Ce faisant, ils n’ont pas brassé seulement des richesses matérielles, mais échangé aussi des valeurs spirituelles et des savoirs inestimables. Tout au long de la route de la soie, ont été partagées les grandes religions comme le confucianisme, le bouddhisme, le manichéisme, le zoroastrisme, le christianisme et l’islam. La Chine y a donné à l’Europe le papier et l’imprimerie. Celle-ci lui a fait découvrir le verre par retour de caravane.

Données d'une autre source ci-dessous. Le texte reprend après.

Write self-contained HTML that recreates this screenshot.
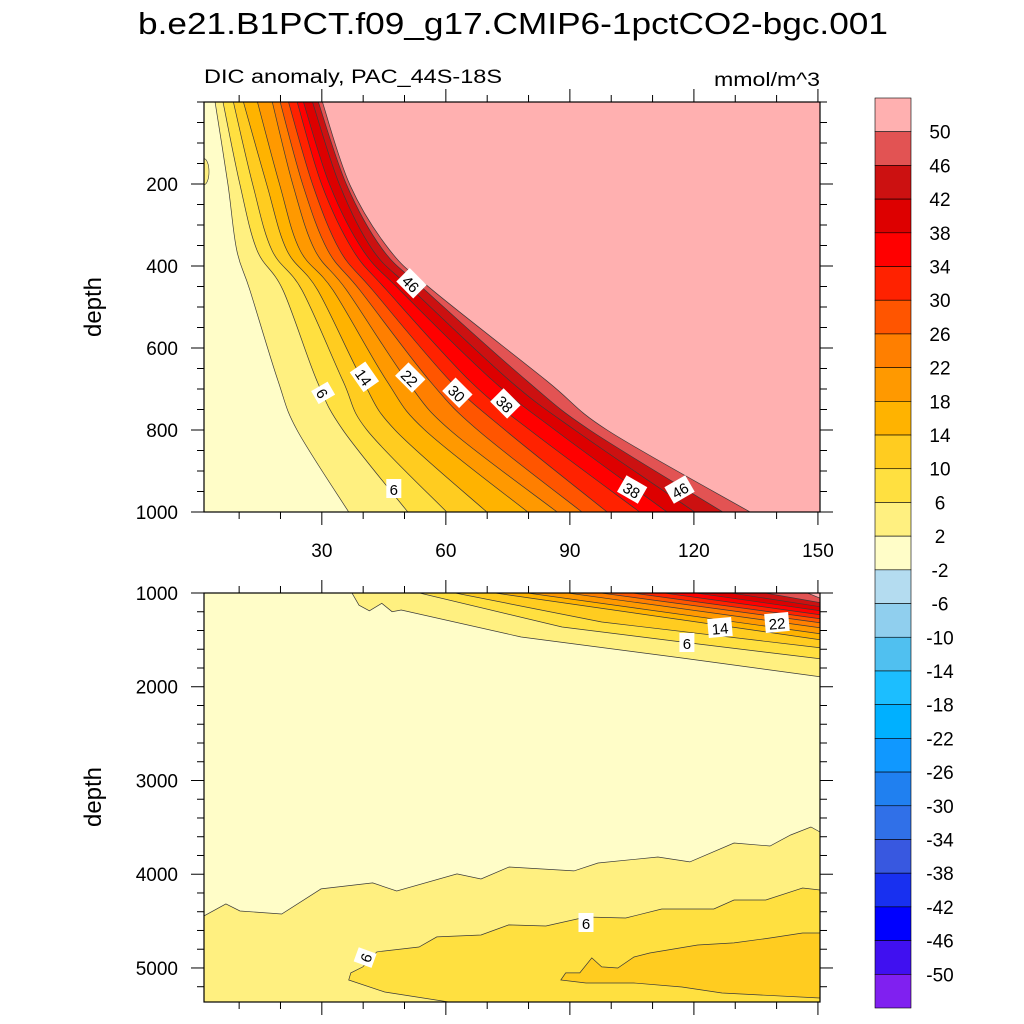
<!DOCTYPE html>
<html><head><meta charset="utf-8"><style>
html,body{margin:0;padding:0;background:#fff;}
svg{display:block;font-family:"Liberation Sans",sans-serif;}
</style></head><body>
<svg id="chart" width="1024" height="1024" viewBox="0 0 1024 1024" xmlns="http://www.w3.org/2000/svg">
<text x="513" y="34" font-size="31" text-anchor="middle" textLength="750" lengthAdjust="spacingAndGlyphs">b.e21.B1PCT.f09_g17.CMIP6-1pctCO2-bgc.001</text>
<text x="204" y="83" font-size="19" textLength="298" lengthAdjust="spacingAndGlyphs">DIC anomaly, PAC_44S-18S</text>
<text x="820" y="86" font-size="19" text-anchor="end" textLength="106" lengthAdjust="spacingAndGlyphs">mmol/m^3</text>
<text font-size="24" text-anchor="middle" transform="translate(101,307) rotate(-90)">depth</text>
<text font-size="24" text-anchor="middle" transform="translate(101,797) rotate(-90)">depth</text>
<g id="gTop"></g>
<g id="gBot"></g>
<g id="gBar"></g>
</svg>
<script>
// ---- data ----
const levels = [2,6,10,14,18,22,26,30,34,38,42,46,50];
const colorBounds = [50,46,42,38,34,30,26,22,18,14,10,6,2,-2,-6,-10,-14,-18,-22,-26,-30,-34,-38,-42,-46,-50];
const colors = ["#FFB0B0","#E25353","#CC1111","#DD0000","#FF0000","#FF2200","#FF5500","#FF7F00","#FF9900","#FFB300","#FFCC20","#FFE040","#FFF080","#FFFDC8","#B4DCF0","#90CFEE","#50C0F0","#1CBEFF","#00B0FF","#1098FF","#2080F0","#3070E8","#3858E0","#1830F0","#0000FF","#4010F0","#8020F0"];
const topDepths = [0,202,361,459,680,800,1000];
const topYears = [
 [4.1,7.3,9.4,12.6,19.4,24.0,36.5],
 [6.0,10.2,14.3,20.6,28.8,35.1,50.8],
 [8.5,13.3,17.9,25.2,35.1,40.9,60.2],
 [10.9,16.7,21.5,29.0,39.9,47.7,69.9],
 [14.3,19.8,24.7,32.7,45.7,54.9,79.8],
 [17.9,23.0,28.3,36.0,50.6,61.0,86.9],
 [19.8,25.4,31.4,39.2,56.1,67.7,92.9],
 [21.8,27.8,34.3,42.3,61.0,74.3,99.0],
 [23.9,30.0,37.5,45.7,65.8,80.3,106.9],
 [25.4,31.9,39.9,48.9,71.4,86.4,113.5],
 [27.6,34.3,42.3,52.0,75.5,91.2,120.2],
 [29.0,36.0,44.8,55.0,79.6,94.8,127.0],
 [30.0,36.8,46.4,56.8,84.4,99.0,133.6]
];
const botTopYears = [37.0,51.6,59.8,68.5,76.2,85.9,93.9,101.6,109.3,117.1,125.8,134.5,146.3];
const botRightDepths = [1896,1704,1587,1501,1437,1373,1320,1277,1235,1192,1149,1107,1064];
const bot2Mid = [[39.0,1130],[41.5,1190],[44.5,1110],[47.0,1200],[49.2,1181],[78.2,1469],[117.1,1693]];
const bot6Mid = [[88.1,1363],[117.1,1523]];
const bot10Mid = [[97.7,1309]];
const deep2Line = [[1.5,4445],[6.8,4317],[10.2,4392],[20.3,4424],[29.8,4157],[42.3,4093],[48.1,4179],[62.7,3997],[68.5,4051],[75.3,3923],[91.0,3965],[96.8,3880],[111.3,3816],[119.0,3869],[129.7,3667],[138.4,3699],[143.4,3581],[148.3,3496],[150.5,3549]];
const deep6Line = [[60.7,5363],[45.2,5256],[36.5,5128],[37.0,5053],[39.9,4989],[43.3,4829],[53.5,4776],[57.8,4669],[68.5,4648],[75.2,4541],[84.2,4552],[93.9,4456],[103.5,4467],[112.2,4371],[124.8,4371],[129.7,4275],[137.4,4275],[146.3,4147],[150.5,4168]];
const deep10Line = [[150.5,4627],[146.3,4627],[138.4,4680],[129.7,4733],[120.9,4755],[109.3,4840],[105.5,4883],[101.6,5000],[97.7,4989],[95.3,4893],[92.4,5053],[89.0,5053],[87.8,5128],[93.9,5160],[105.5,5160],[117.1,5203],[126.8,5267],[150.5,5320]];
const topLabels = [["46",51.6,443,45],["38",74.3,736,45],["30",62.7,710,45],["22",51.3,673,45],["14",40.2,671,55],["6",30.2,710,60],["6",47.4,944,0],["38",105,946,30],["46",116.6,946,-30]];
const botLabels = [["6",118.3,1533,0],["14",126.3,1373,-5],["22",140.1,1320,-5],["6",93.9,4520,0],["6",40.6,4890,-70]];
const xTicks = [30,60,90,120,150];
const topYTicks = [200,400,600,800,1000];
const botYTicks = [1000,2000,3000,4000,5000];

// ---- axes ----
const NS = "http://www.w3.org/2000/svg";
const X0=204, X1=820, YR0=1.5, YR1=150.5;
function sx(y){return X0+(y-YR0)*(X1-X0)/(YR1-YR0);}
const T0=102, T1=512; function syT(d){return T0+d*(T1-T0)/1000;}
const B0=593, B1=1002, BD0=1000, BD1=5363; function syB(d){return B0+(d-BD0)*(B1-B0)/(BD1-BD0);}
function mk(tag,attrs,parent){const e=document.createElementNS(NS,tag);for(const k in attrs)e.setAttribute(k,attrs[k]);parent.appendChild(e);return e;}
function smooth(pts){let d="M"+pts[0][0]+","+pts[0][1];for(let i=0;i<pts.length-1;i++){const p0=pts[Math.max(0,i-1)],p1=pts[i],p2=pts[i+1],p3=pts[Math.min(pts.length-1,i+2)];const c1=[p1[0]+(p2[0]-p0[0])/6,p1[1]+(p2[1]-p0[1])/6],c2=[p2[0]-(p3[0]-p1[0])/6,p2[1]-(p3[1]-p1[1])/6];d+=" C"+c1[0].toFixed(1)+","+c1[1].toFixed(1)+" "+c2[0].toFixed(1)+","+c2[1].toFixed(1)+" "+p2[0].toFixed(1)+","+p2[1].toFixed(1);}return d;}
function poly(pts){return "M"+pts.map(p=>p[0].toFixed(1)+","+p[1].toFixed(1)).join(" L");}
function colorFor(lv){return colors[colorBounds.indexOf(lv)];}
const lineStyle={fill:"none",stroke:"#3a3a3a","stroke-width":"0.7"};

// ---- top panel ----
const gT=document.getElementById('gTop');
const cpT=mk('clipPath',{id:'clipT'},gT);mk('rect',{x:X0,y:T0,width:X1-X0,height:T1-T0},cpT);
const fT=mk('g',{'clip-path':'url(#clipT)'},gT);
let r=mk('rect',{x:X0,y:T0,width:X1-X0,height:T1-T0,fill:"#FFFDC8"},fT);


let bump=mk('ellipse',{cx:sx(YR0),cy:syT(170),rx:5,ry:13,fill:"#FFF080",stroke:"#3a3a3a","stroke-width":"0.6"},fT);


levels.forEach((lv,i)=>{
  const pts=topYears[i].map((yr,j)=>[sx(yr),syT(topDepths[j])]);
  pts[0][1]-=2;
  const d=smooth(pts)+" L"+(X1+2)+","+(T1+2)+" L"+(X1+2)+","+(T0-2)+" Z";
  const p=mk('path',{d:d,fill:colorFor(lv)},fT);
  
  
  const l=mk('path',Object.assign({d:smooth(pts)},lineStyle),fT);
  
  
});
// ---- bottom panel ----
const gB=document.getElementById('gBot');
const cpB=mk('clipPath',{id:'clipB'},gB);mk('rect',{x:X0,y:B0,width:X1-X0,height:B1-B0},cpB);
const fB=mk('g',{'clip-path':'url(#clipB)'},gB);
r=mk('rect',{x:X0,y:B0,width:X1-X0,height:B1-B0,fill:"#FFFDC8"},fB);


levels.forEach((lv,i)=>{
  let raw=[[botTopYears[i],BD0]];
  if(i===0)raw=raw.concat(bot2Mid);
  if(i===1)raw=raw.concat(bot6Mid);
  if(i===2)raw=raw.concat(bot10Mid);
  raw.push([YR1,botRightDepths[i]]);
  const pts=raw.map(p=>[sx(p[0]),syB(p[1])]);
  pts[0][1]-=2;pts[pts.length-1][0]+=2;
  const p=mk('path',{d:poly(pts)+" L"+(X1+2)+","+(B0-2)+" Z",fill:colorFor(lv)},fB);
  
  
  const l=mk('path',Object.assign({d:poly(pts)},lineStyle),fB);
  
  
});
function deepRegion(line,lv,closeExtra,name){
  const pts=line.map(p=>[sx(p[0]),syB(p[1])]);
  const p=mk('path',{d:poly(pts)+closeExtra,fill:colorFor(lv)},fB);
  
  
  const l=mk('path',Object.assign({d:poly(pts)},lineStyle),fB);
  
  
}
deepRegion(deep2Line,2," L"+(X1+2)+","+(B1+2)+" L"+(X0-2)+","+(B1+2)+" Z",'deep-level-2');
deepRegion(deep6Line,6," L"+(X1+2)+","+(B1+2)+" Z",'deep-level-6');
deepRegion(deep10Line,10," Z",'deep-level-10');

// ---- labels ----
function clabel(g,txt,x,y,rot,name){
  const gg=mk('g',{transform:"translate("+x.toFixed(1)+","+y.toFixed(1)+") rotate("+rot+")"},g);
  
  
  const w=txt.length*9+6;
  mk('rect',{x:-w/2,y:-10,width:w,height:19,fill:"#fff"},gg);
  const t=mk('text',{x:0,y:6,"font-size":"15","text-anchor":"middle"},gg);t.textContent=txt;
}
topLabels.forEach((L,i)=>clabel(fT,L[0],sx(L[1]),syT(L[2]),L[3],'top-contour-label-'+i));
botLabels.forEach((L,i)=>clabel(fB,L[0],sx(L[1]),syB(L[2]),L[3],'bottom-contour-label-'+i));

// ---- frames and ticks ----
function frame(g,y0,y1,yTicks,yMinorStep,sy,d0,d1,name,showX){
  const f=mk('rect',{x:X0,y:y0,width:X1-X0,height:y1-y0,fill:"none",stroke:"#000","stroke-width":"1.2"},g);
  
  
  for(let yr=10;yr<=150;yr+=10){
    const major=yr%30===0, len=major?13:7, x=sx(yr);
    mk('line',{x1:x,x2:x,y1:y0,y2:y0-len,stroke:"#000","stroke-width":"1"},g);
    mk('line',{x1:x,x2:x,y1:y1,y2:y1+len,stroke:"#000","stroke-width":"1"},g);
  }
  for(let d=Math.ceil(d0/yMinorStep)*yMinorStep;d<=d1;d+=yMinorStep){
    const y=sy(d);if(y<y0-0.5||y>y1+0.5)continue;
    const major=yTicks.indexOf(d)>=0, len=major?13:7;
    mk('line',{x1:X0,x2:X0-len,y1:y,y2:y,stroke:"#000","stroke-width":"1"},g);
    mk('line',{x1:X1,x2:X1+len,y1:y,y2:y,stroke:"#000","stroke-width":"1"},g);
  }
  yTicks.forEach(d=>{
    const t=mk('text',{x:178,y:sy(d)+7,"font-size":"19","text-anchor":"end"},g);
    t.textContent=d;
    
    
  });
  if(showX)xTicks.forEach(v=>{
    const t=mk('text',{x:sx(v),y:y1+45,"font-size":"19","text-anchor":"middle"},g);
    t.textContent=v;
    
    
  });
}
frame(gT,T0,T1,topYTicks,50,syT,0,1000,'top',true);
frame(gB,B0,B1,botYTicks,200,syB,1000,5363,'bottom',false);

// ---- colorbar ----
const gC=document.getElementById('gBar');
const CB0=98, CB1=1008, CBx=875, CBw=36, n=colors.length, h=(CB1-CB0)/n;
colors.forEach((c,i)=>{
  const b=mk('rect',{x:CBx,y:CB0+i*h,width:CBw,height:h,fill:c,stroke:"#000","stroke-width":"0.6"},gC);
  
  
});
colorBounds.forEach((v,i)=>{
  const t=mk('text',{x:940,y:CB0+(i+1)*h+7,"font-size":"19","text-anchor":"middle"},gC);
  t.textContent=v;
  
  
});
</script>
</body></html>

Le XIIIe siècle voit l’apogée de la route due à Gengis Khan et à l’ordre qu’il fait régner en créant le gigantesque empire mongol, le plus vaste de l’Histoire, qui allait des Carpates à la mer de Chine et de l’océan Arctique à l’Inde. À partir du XVe siècle, le système commence à battre de l’aile. La préférence des puissances européennes pour rapporter d’Asie les épices par voie maritime, la méfiance chinoise à l’endroit des États musulmans et la poussée russe en Asie centrale tarissent peu à peu le flux des échanges transcontinentaux. Ils cessent dans la première partie du XIXe siècle.
Pendant ces deux mille ans, la route de la soie a consacré le rôle prééminent de la Chine, qui était alors la première puissance économique mondiale. La balance commerciale des échanges qui s’y réalisaient penchait lourde- ment en faveur de l’empire du Milieu… déjà.
1. Central Asia and the Silk Road. Economic Rise and Decline over Several Millennia, de Stephan Barisitz, éd. Springer, coll. Studies in Economic History, 2017, 287 pages.